Given problem >> Locate every line in the records below that holds the word "this" and return each one.

Extracted material >>
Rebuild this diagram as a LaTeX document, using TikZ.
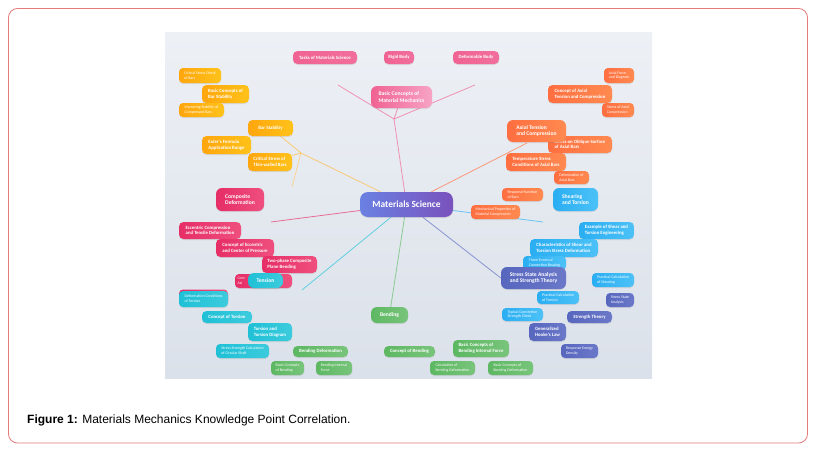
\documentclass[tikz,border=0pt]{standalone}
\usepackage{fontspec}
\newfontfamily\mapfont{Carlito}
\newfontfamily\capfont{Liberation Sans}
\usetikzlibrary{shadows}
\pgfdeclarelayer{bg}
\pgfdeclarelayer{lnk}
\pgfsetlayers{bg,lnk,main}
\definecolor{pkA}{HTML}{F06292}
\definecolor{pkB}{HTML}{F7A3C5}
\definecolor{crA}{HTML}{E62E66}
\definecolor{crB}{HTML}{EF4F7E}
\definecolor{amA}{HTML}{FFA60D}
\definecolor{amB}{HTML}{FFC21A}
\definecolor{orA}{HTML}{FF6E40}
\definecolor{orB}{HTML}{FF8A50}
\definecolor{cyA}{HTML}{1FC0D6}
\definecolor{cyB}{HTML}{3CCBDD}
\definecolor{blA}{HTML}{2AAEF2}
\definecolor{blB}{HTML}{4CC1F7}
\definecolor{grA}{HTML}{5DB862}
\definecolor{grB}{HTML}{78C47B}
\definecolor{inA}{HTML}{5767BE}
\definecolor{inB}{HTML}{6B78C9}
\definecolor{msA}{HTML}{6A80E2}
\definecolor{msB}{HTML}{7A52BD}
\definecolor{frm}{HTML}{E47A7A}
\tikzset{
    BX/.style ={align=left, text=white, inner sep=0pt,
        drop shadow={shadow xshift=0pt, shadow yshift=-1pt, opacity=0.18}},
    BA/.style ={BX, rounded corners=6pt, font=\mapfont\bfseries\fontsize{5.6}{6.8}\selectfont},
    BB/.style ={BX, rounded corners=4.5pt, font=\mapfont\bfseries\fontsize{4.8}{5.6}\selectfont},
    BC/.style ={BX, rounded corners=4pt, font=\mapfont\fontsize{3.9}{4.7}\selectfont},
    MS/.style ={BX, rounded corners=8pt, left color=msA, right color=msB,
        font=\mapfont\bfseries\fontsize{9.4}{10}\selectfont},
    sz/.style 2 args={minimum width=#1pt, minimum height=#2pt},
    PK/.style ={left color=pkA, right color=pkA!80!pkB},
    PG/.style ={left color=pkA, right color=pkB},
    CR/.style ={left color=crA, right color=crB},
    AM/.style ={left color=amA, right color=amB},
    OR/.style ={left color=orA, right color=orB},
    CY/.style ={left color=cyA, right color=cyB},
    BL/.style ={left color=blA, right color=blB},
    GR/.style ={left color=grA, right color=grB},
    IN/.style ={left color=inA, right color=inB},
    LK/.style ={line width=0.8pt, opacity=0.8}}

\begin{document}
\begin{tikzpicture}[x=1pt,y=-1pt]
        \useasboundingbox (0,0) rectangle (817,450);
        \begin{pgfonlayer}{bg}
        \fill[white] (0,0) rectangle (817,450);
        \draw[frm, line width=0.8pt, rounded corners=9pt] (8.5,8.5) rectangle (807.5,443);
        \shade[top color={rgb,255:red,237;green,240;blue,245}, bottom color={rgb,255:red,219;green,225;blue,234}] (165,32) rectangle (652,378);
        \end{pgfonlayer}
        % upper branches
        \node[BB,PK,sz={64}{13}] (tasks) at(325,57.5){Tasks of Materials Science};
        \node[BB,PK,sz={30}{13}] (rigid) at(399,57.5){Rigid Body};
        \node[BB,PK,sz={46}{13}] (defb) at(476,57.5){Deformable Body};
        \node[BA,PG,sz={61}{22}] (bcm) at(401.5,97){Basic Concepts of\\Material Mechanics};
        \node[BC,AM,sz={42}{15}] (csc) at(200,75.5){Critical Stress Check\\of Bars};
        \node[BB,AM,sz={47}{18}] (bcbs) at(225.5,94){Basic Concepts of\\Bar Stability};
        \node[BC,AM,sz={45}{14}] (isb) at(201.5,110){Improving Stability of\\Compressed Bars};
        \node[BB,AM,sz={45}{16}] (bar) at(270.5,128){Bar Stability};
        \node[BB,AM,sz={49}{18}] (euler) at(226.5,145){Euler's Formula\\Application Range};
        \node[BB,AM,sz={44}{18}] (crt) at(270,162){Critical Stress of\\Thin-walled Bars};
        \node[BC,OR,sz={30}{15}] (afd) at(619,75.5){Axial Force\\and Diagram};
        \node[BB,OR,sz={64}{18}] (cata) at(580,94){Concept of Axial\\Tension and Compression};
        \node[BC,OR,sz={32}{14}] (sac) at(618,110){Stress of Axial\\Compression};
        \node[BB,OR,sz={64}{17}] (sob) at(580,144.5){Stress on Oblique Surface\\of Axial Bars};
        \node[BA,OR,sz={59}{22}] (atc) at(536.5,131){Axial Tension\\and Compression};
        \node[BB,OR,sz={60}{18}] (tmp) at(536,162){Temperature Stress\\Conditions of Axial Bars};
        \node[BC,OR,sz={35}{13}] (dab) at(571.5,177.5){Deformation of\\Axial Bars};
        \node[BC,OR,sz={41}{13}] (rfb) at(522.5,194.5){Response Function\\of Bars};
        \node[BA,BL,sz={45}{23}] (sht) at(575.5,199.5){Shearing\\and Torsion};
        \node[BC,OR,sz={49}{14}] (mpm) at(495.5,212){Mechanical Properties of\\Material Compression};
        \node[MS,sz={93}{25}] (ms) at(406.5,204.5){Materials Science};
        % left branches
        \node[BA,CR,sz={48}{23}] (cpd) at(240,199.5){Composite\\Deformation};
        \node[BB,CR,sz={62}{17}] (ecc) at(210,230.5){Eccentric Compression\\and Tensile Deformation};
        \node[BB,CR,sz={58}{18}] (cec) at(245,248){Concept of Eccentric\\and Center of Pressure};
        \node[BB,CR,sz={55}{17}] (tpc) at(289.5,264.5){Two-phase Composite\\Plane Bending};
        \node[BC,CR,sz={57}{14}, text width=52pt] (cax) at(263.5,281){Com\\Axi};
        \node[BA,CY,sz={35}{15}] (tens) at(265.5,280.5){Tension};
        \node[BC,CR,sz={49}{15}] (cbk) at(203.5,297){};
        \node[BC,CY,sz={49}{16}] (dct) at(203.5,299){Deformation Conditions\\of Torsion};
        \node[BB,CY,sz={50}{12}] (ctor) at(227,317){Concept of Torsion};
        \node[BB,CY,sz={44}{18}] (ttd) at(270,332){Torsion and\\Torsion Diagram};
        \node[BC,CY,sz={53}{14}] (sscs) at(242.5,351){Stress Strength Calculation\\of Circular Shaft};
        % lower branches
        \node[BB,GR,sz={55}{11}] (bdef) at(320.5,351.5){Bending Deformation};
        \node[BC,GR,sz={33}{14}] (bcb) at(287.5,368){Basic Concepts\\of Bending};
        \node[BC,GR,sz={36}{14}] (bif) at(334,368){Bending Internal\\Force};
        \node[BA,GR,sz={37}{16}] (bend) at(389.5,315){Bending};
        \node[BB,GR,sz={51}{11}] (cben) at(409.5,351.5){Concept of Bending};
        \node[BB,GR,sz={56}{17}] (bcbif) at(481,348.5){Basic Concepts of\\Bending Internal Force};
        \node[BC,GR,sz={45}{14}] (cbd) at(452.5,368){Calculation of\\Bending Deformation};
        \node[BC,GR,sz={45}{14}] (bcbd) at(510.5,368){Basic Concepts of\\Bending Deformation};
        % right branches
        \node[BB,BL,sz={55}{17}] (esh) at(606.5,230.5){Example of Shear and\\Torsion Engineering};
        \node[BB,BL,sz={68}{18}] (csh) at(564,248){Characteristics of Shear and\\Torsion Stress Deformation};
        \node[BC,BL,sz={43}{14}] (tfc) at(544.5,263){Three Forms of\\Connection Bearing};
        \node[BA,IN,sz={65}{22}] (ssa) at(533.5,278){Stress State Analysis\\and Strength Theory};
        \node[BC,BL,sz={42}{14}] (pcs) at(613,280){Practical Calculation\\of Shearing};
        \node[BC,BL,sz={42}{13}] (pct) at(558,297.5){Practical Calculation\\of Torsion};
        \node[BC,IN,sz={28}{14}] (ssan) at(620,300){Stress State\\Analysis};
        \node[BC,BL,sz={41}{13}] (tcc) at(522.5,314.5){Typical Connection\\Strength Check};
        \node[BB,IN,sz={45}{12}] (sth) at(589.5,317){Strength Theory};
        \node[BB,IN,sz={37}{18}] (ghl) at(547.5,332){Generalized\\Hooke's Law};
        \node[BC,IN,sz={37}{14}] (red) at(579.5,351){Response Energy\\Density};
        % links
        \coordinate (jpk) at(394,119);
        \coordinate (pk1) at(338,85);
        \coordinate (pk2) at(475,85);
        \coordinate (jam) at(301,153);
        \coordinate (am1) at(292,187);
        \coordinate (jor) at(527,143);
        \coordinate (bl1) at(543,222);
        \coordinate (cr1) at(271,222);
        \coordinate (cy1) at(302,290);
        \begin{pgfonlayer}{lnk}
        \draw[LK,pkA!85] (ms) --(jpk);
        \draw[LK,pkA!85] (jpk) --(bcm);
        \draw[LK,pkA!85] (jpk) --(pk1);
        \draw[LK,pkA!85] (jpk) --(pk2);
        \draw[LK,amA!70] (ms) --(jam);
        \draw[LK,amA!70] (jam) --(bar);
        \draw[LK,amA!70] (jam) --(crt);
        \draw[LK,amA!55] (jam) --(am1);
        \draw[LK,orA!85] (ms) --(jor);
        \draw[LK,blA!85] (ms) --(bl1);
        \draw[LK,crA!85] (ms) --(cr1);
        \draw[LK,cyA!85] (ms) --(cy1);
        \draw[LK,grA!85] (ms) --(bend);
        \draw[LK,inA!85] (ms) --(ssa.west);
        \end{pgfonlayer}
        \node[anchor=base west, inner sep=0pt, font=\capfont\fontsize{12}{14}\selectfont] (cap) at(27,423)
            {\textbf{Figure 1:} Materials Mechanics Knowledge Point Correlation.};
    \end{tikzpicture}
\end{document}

...

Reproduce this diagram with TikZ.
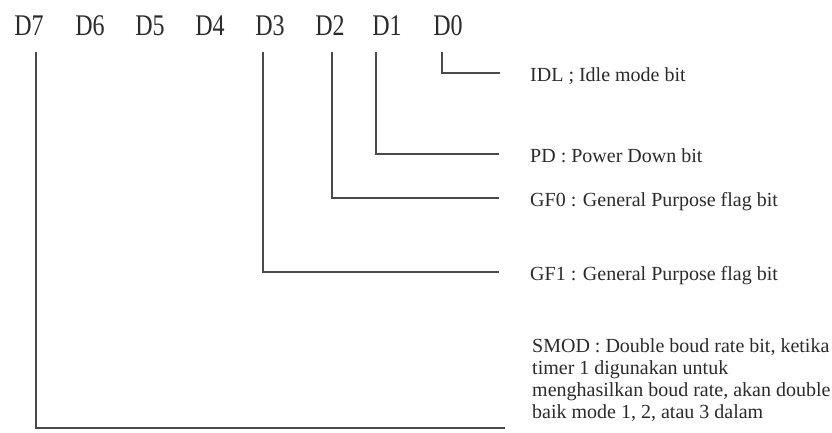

Reply >>
Rebuild this diagram as a LaTeX document, using TikZ.
Reproduce this diagram with TikZ.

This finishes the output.